Служба в Варшавском и Киевском военных округах

В декабре 1908 года я получил извещение, что должен получить армейский корпус и что предположено мне дать 14-й корпус, который стоял в г. Люблин. В начале января 1909 года я покинул Петербург.

Приехав в Варшаву, я явился к командующему войсками округа генерал-адъютанту Георгию Антоновичу Скалону. Он принял меня очень хорошо, и я отправился в Люблин, которого раньше никогда не видел. Город произвел на меня прекрасное впечатление.

Сначала начальником штаба 14-го корпуса был генерал Федоров, человек очень толковый, дельный, симпатичный, и мне было очень приятно с ним иметь дело. Но у него была одна странность: он любил занимать меня очень пространными рассказами и, когда увлекался подробностями, всегда подкладывал одну ногу под себя. Это был плохой признак. Если я бывал чем-нибудь занят другим, а он устраивался поудобнее, подложив ногу под себя, я сейчас же призывал его к порядку и просил принять более официальную позу. К сожалению, я вскоре расстался с этим милым человеком, так как он получил дивизию.

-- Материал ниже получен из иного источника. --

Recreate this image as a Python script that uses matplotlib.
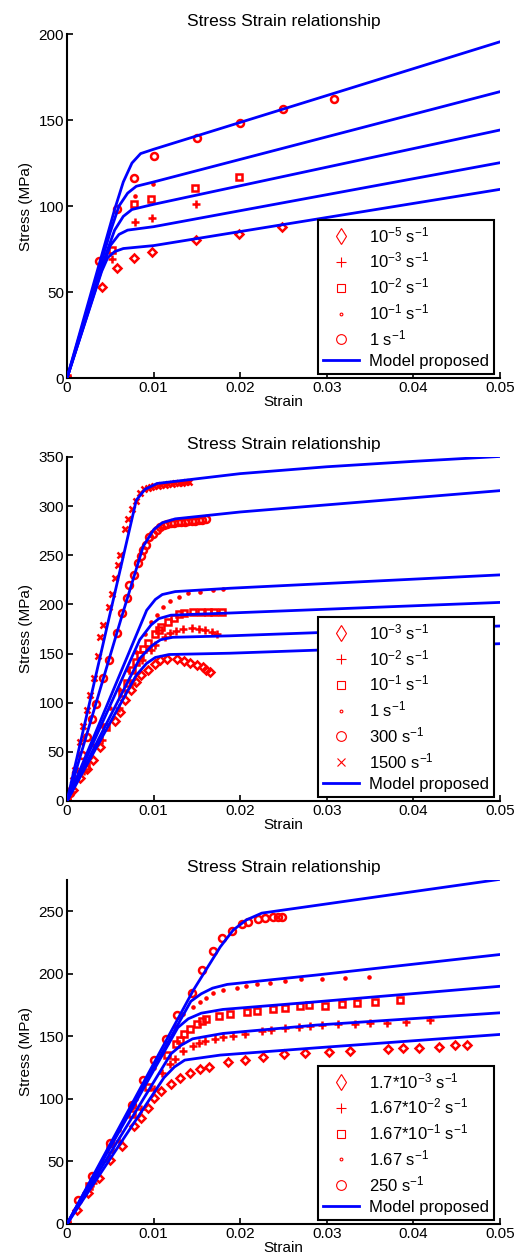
import matplotlib
matplotlib.use("Agg")
import matplotlib.pyplot as plt
from matplotlib.lines import Line2D

plt.rcParams['font.family'] = ['Liberation Sans', 'DejaVu Sans']
plt.rcParams['mathtext.fontset'] = 'custom'
plt.rcParams['mathtext.rm'] = 'Liberation Sans'
plt.rcParams['mathtext.default'] = 'regular'

# ---------------- panel 1 ----------------
p1_d_x = [0, 0.0040, 0.0058, 0.0077, 0.0098, 0.0149, 0.0199, 0.0248]
p1_d_y = [0, 53, 64, 70, 73.5, 80, 84, 88]
p1_p_x = [0, 0.0052, 0.0078, 0.0098, 0.0149]
p1_p_y = [0, 69, 90.5, 92.8, 101]
p1_s_x = [0, 0.0052, 0.0077, 0.0097, 0.0148, 0.0199]
p1_s_y = [0, 74.5, 101, 104, 110.6, 117]
p1_dot_x = [0, 0.0078, 0.0099]
p1_dot_y = [0, 106, 112.6]
p1_o_x = [0, 0.0037, 0.0058, 0.0077, 0.0100, 0.0150, 0.0200, 0.0250, 0.0308]
p1_o_y = [0, 68, 98.5, 116.5, 129, 139.5, 148, 156.5, 162.5]

p1_model = [
    ([0, 0.0055, 0.0065, 0.0075, 0.0085, 0.010, 0.050], [0, 98, 114, 125, 130.5, 133, 195.5]),
    ([0, 0.0050, 0.0060, 0.0070, 0.0080, 0.010, 0.050], [0, 85, 100, 107.5, 111.5, 114, 166.5]),
    ([0, 0.0045, 0.0055, 0.0065, 0.0075, 0.010, 0.050], [0, 72, 86, 94, 98, 101, 144.2]),
    ([0, 0.0042, 0.0050, 0.0060, 0.0070, 0.010, 0.050], [0, 66, 77, 83.5, 86, 88, 125.2]),
    ([0, 0.0040, 0.0047, 0.0055, 0.0065, 0.010, 0.050], [0, 62, 70, 73.5, 75.3, 77, 109.7]),
]
p1_labels = [r'10$^{-5}$ s$^{-1}$', r'10$^{-3}$ s$^{-1}$', r'10$^{-2}$ s$^{-1}$',
             r'10$^{-1}$ s$^{-1}$', r'1 s$^{-1}$']

# ---------------- panel 2 ----------------
p2_d_x = [0, 0.0007, 0.0015, 0.0023, 0.0030, 0.0038, 0.0055, 0.0061, 0.0067, 0.0074, 0.0080, 0.0086,
          0.0093, 0.0102, 0.0107, 0.0115, 0.0127, 0.0135, 0.0142, 0.0150, 0.0157, 0.0161, 0.0165]
p2_d_y = [0, 11, 23, 33, 42, 55, 81, 91, 103, 113, 121, 128,
          133, 139, 143.5, 144.2, 144.2, 142.7, 140.7, 138.4, 136, 133.3, 131]
p2_p_x = [0, 0.002, 0.004, 0.006, 0.0075, 0.0087, 0.0097, 0.0102, 0.0113, 0.0119, 0.0126, 0.0134,
          0.0144, 0.0152, 0.0159, 0.0167, 0.0173]
p2_p_y = [0, 30, 62, 95, 120, 143, 153.6, 158.7, 167.2, 170.6, 173, 174.7,
          175.7, 174.7, 174, 172.3, 170]
p2_s_x = [0, 0.0022, 0.0045, 0.0063, 0.0069, 0.0075, 0.0080, 0.0084, 0.0088, 0.0094, 0.0102, 0.0106,
          0.0109, 0.0117, 0.0123, 0.0129, 0.0135, 0.0146, 0.0155, 0.0163, 0.0170, 0.0179]
p2_s_y = [0, 36, 75, 109.6, 119.8, 133.3, 141.7, 148.5, 154.3, 161, 170, 174,
          177.3, 182.4, 185.9, 190.3, 191, 192, 192.6, 192.6, 192.6, 192.6]
p2_dot_x = [0, 0.002, 0.003, 0.004, 0.005, 0.006, 0.007, 0.008, 0.009, 0.0097, 0.0104, 0.0111,
            0.0119, 0.0129, 0.0140, 0.0154, 0.0169, 0.0180]
p2_dot_y = [0, 38, 57, 76, 95, 114, 133, 152, 170, 182, 189, 197.7,
            203.5, 207.9, 211.3, 213, 214.7, 215.4]
p2_o_x = [0, 0.00035, 0.00104, 0.0017, 0.00227, 0.00285, 0.00335, 0.0042, 0.0049, 0.00574, 0.0063,
          0.0069, 0.0072, 0.0077, 0.0082, 0.0085, 0.0088, 0.0091, 0.0095, 0.0099, 0.0104, 0.0107,
          0.0112, 0.0116, 0.0120, 0.0124, 0.0128, 0.0132, 0.0136, 0.0140, 0.0144, 0.0148, 0.0152,
          0.0156, 0.0161]
p2_o_y = [0, 8, 28, 47, 65, 83, 99, 125, 143, 171, 191,
          206, 220, 230, 242, 249, 255, 260, 269, 272, 276, 279,
          281, 282, 283, 283, 283.5, 284, 284, 284.5, 285, 285, 285.5,
          286, 286.5]
p2_x_x = [0, 0.0005, 0.0007, 0.0009, 0.0015, 0.0019, 0.0023, 0.0027, 0.0031, 0.0036, 0.0038, 0.0042,
          0.0048, 0.0052, 0.0055, 0.0059, 0.0061, 0.0067, 0.0071, 0.0075, 0.0080, 0.0084, 0.0089,
          0.0093, 0.0097, 0.0101, 0.0105, 0.0109, 0.0113, 0.0117, 0.0121, 0.0125, 0.0129, 0.0133,
          0.0137, 0.0141]
p2_x_y = [0, 11, 21, 31, 60, 76, 93, 108, 125, 147, 167, 179,
          197, 211, 227, 240, 250, 277, 287, 297, 305, 313, 317,
          318, 319, 320, 320.5, 321, 321.5, 322, 322.5, 323, 323, 323.5,
          324, 324]

p2_model = [
    ([0, 0.0048, 0.0080, 0.0090, 0.0104, 0.020, 0.030, 0.040, 0.050], [0, 184, 306, 317, 323, 333, 340, 345.5, 350.5]),
    ([0, 0.0063, 0.0088, 0.0100, 0.0110, 0.0125, 0.020, 0.050], [0, 187, 259, 276, 283, 287, 294, 315.7]),
    ([0, 0.0092, 0.0102, 0.0110, 0.0125, 0.0188, 0.050], [0, 194, 205, 210, 213, 216.4, 230]),
    ([0, 0.0084, 0.0097, 0.0106, 0.0120, 0.0188, 0.050], [0, 164, 179, 185.5, 189, 191.2, 202]),
    ([0, 0.0084, 0.0098, 0.0108, 0.0122, 0.0188, 0.050], [0, 145, 158, 164, 166.5, 168, 178]),
    ([0, 0.0080, 0.0092, 0.0102, 0.0118, 0.0188, 0.050], [0, 128, 140, 146, 149, 150.3, 160]),
]
p2_labels = [r'10$^{-3}$ s$^{-1}$', r'10$^{-2}$ s$^{-1}$', r'10$^{-1}$ s$^{-1}$',
             r'1 s$^{-1}$', r'300 s$^{-1}$', r'1500 s$^{-1}$']

# ---------------- panel 3 ----------------
p3_d_x = [0, 0.0011, 0.0024, 0.0037, 0.0050, 0.0063, 0.0077, 0.0086, 0.0093, 0.0101, 0.0108, 0.0120,
          0.0131, 0.0142, 0.0154, 0.0164, 0.0186, 0.0206, 0.0226, 0.0251, 0.0275, 0.0303, 0.0327,
          0.0371, 0.0388, 0.0406, 0.0429, 0.0448, 0.0462]
p3_d_y = [0, 11, 25, 37, 51, 62, 78, 85, 93, 101, 106, 112,
          116.5, 120.5, 123.8, 125.2, 129.3, 131.2, 133.1, 135.6, 136.3, 137.6, 138.4,
          139.5, 140.8, 140.8, 141.6, 143, 143]
p3_p_x = [0, 0.003, 0.006, 0.0085, 0.0100, 0.0110, 0.0119, 0.0125, 0.0134, 0.0145, 0.0153, 0.0159,
          0.0171, 0.0180, 0.0192, 0.0205, 0.0225, 0.0235, 0.0252, 0.0268, 0.0281, 0.0294, 0.0313,
          0.0333, 0.0350, 0.0370, 0.0391, 0.0419]
p3_p_y = [0, 33, 66, 92, 108, 120.4, 127.8, 131.5, 138.4, 142.5, 144.8, 146.4,
          147.5, 149.1, 150.5, 152, 154.3, 155, 156.3, 157.3, 158.6, 158.9, 159.7,
          159.7, 160.3, 160.8, 161.6, 162.9]
p3_s_x = [0, 0.0025, 0.005, 0.0075, 0.0094, 0.0115, 0.0126, 0.0130, 0.0135, 0.0142, 0.0150, 0.0156,
          0.0161, 0.0175, 0.0188, 0.0208, 0.0219, 0.0238, 0.0252, 0.0269, 0.0280, 0.0298, 0.0318,
          0.0335, 0.0356, 0.0385]
p3_s_y = [0, 30, 60, 88, 109.7, 135, 143.5, 147, 151.8, 155.8, 159.5, 162.1,
          163.5, 166.1, 167.7, 169.2, 170, 171.7, 172.8, 174.4, 175.2, 174.4, 175.7,
          176.3, 177.6, 178.9]
p3_dot_x = [0, 0.002, 0.004, 0.006, 0.008, 0.010, 0.0115, 0.0125, 0.0134, 0.0145, 0.0154, 0.0161,
            0.0169, 0.0180, 0.0196, 0.0207, 0.0219, 0.0234, 0.0252, 0.0270, 0.0294, 0.0321, 0.0349]
p3_dot_y = [0, 25, 50, 75, 100, 125, 145, 158, 168, 173.6, 177.6, 180.8,
            184.3, 186.9, 188.8, 190, 191.5, 193, 194.3, 195.5, 196.2, 197, 197.8]
p3_o_x = [0, 0.0013, 0.00285, 0.00496, 0.00747, 0.0088, 0.0101, 0.0114, 0.0127, 0.0144, 0.0156,
          0.0169, 0.0179, 0.0190, 0.0202, 0.0209, 0.0221, 0.0229, 0.0238, 0.0244, 0.0248]
p3_o_y = [0, 19, 38, 64.5, 95, 115, 131, 148, 167, 185, 203.4,
          218.3, 228.2, 234, 239.4, 241.5, 243.4, 244.2, 245.4, 245.4, 245.4]

p3_model = [
    ([0, 0.0146, 0.0177, 0.0192, 0.0207, 0.0225, 0.050], [0, 187, 221.5, 235, 243, 248.5, 275.5]),
    ([0, 0.0143, 0.0155, 0.0168, 0.0185, 0.0288, 0.050], [0, 178, 184, 188.5, 191.5, 199, 215.4]),
    ([0, 0.0128, 0.0140, 0.0155, 0.0180, 0.0288, 0.050], [0, 157, 164, 168.5, 171.5, 177.6, 190]),
    ([0, 0.0120, 0.0132, 0.0145, 0.0180, 0.0288, 0.050], [0, 136, 143, 148, 152.3, 159, 168.8]),
    ([0, 0.0112, 0.0124, 0.0136, 0.0177, 0.0288, 0.050], [0, 117, 125.5, 131, 135, 140.8, 151.5]),
]
p3_labels = [r'1.7*10$^{-3}$ s$^{-1}$', r'1.67*10$^{-2}$ s$^{-1}$', r'1.67*10$^{-1}$ s$^{-1}$',
             r'1.67 s$^{-1}$', r'250 s$^{-1}$']

# marker styles: (marker in plot, size in plot, marker in legend, size in legend)
styles = {'d': ('D', 4.2, 'd', 8), '+': ('+', 5.5, '+', 7), 's': ('s', 4.2, 's', 6),
          '.': ('.', 3, '.', 4), 'o': ('o', 5, 'o', 7), 'x': ('x', 4, 'x', 6)}

fig = plt.figure(figsize=(5.17, 12.56), dpi=100)


def panel(rect, series, model, labels, ymax, yticks):
    ax = fig.add_axes(rect)
    handles = []
    for (mk, xs, ys), lab in zip(series, labels):
        m, ms, lm, lms = styles[mk]
        ax.plot(xs, ys, ls='none', marker=m, ms=ms, mew=1.8, mfc='none', color='red', zorder=2)
        handles.append(Line2D([], [], ls='none', marker=lm, ms=lms, mew=0.8, mfc='none',
                              color='red', label=lab))
    for xs, ys in model:
        ax.plot(xs, ys, color='blue', lw=2, zorder=3)
    handles.append(Line2D([], [], color='blue', lw=2, label='Model proposed'))
    ax.set_xlim(0, 0.05)
    ax.set_ylim(0, ymax)
    ax.set_xticks([0, 0.01, 0.02, 0.03, 0.04, 0.05])
    ax.set_xticklabels(['0', '0.01', '0.02', '0.03', '0.04', '0.05'])
    ax.set_yticks(yticks)
    for s in ['top', 'right']:
        ax.spines[s].set_visible(False)
    for s in ['left', 'bottom']:
        ax.spines[s].set_linewidth(1.5)
    ax.tick_params(direction='in', length=4, width=1.2, labelsize=11, pad=2)
    ax.set_title('Stress Strain relationship', fontsize=12.5, pad=6)
    ax.set_xlabel('Strain', fontsize=11, labelpad=0)
    ax.set_ylabel('Stress (MPa)', fontsize=11, labelpad=4)
    leg = ax.legend(handles=handles, loc='lower right', bbox_to_anchor=(0.987, 0.012),
                    fontsize=12, fancybox=False, framealpha=1, edgecolor='black',
                    handlelength=2.2, labelspacing=0.35, borderpad=0.3, handletextpad=0.6,
                    borderaxespad=0)
    leg.get_frame().set_linewidth(1.5)
    return ax


panel([0.1296, 0.699, 0.8375, 0.2739],
      [('d', p1_d_x, p1_d_y), ('+', p1_p_x, p1_p_y), ('s', p1_s_x, p1_s_y),
       ('.', p1_dot_x, p1_dot_y), ('o', p1_o_x, p1_o_y)],
      p1_model, p1_labels, 200, [0, 50, 100, 150, 200])

panel([0.1296, 0.3623, 0.8375, 0.2739],
      [('d', p2_d_x, p2_d_y), ('+', p2_p_x, p2_p_y), ('s', p2_s_x, p2_s_y),
       ('.', p2_dot_x, p2_dot_y), ('o', p2_o_x, p2_o_y), ('x', p2_x_x, p2_x_y)],
      p2_model, p2_labels, 350, [0, 50, 100, 150, 200, 250, 300, 350])

panel([0.1296, 0.0255, 0.8375, 0.2739],
      [('d', p3_d_x, p3_d_y), ('+', p3_p_x, p3_p_y), ('s', p3_s_x, p3_s_y),
       ('.', p3_dot_x, p3_dot_y), ('o', p3_o_x, p3_o_y)],
      p3_model, p3_labels, 275, [0, 50, 100, 150, 200, 250])

fig.savefig('out.png', dpi=100)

Начальником штаба на его место был назначен генерал-майор Леонтович, раздражительный, подозрительный, болезненный, неприятный человек. Мне постоянно приходилось разбирать разные казусы по поводу различных обид, которые ему якобы причиняли. В общем, это был несносный субъект, и мне пришлось представить его к увольнению от занимаемой должности, что мне было крайне неприятно, так как он был человек семейный. Вскоре его назначили начальником дивизии в другом корпусе, и я слышал, что он и там выказал себя с очень плохой стороны.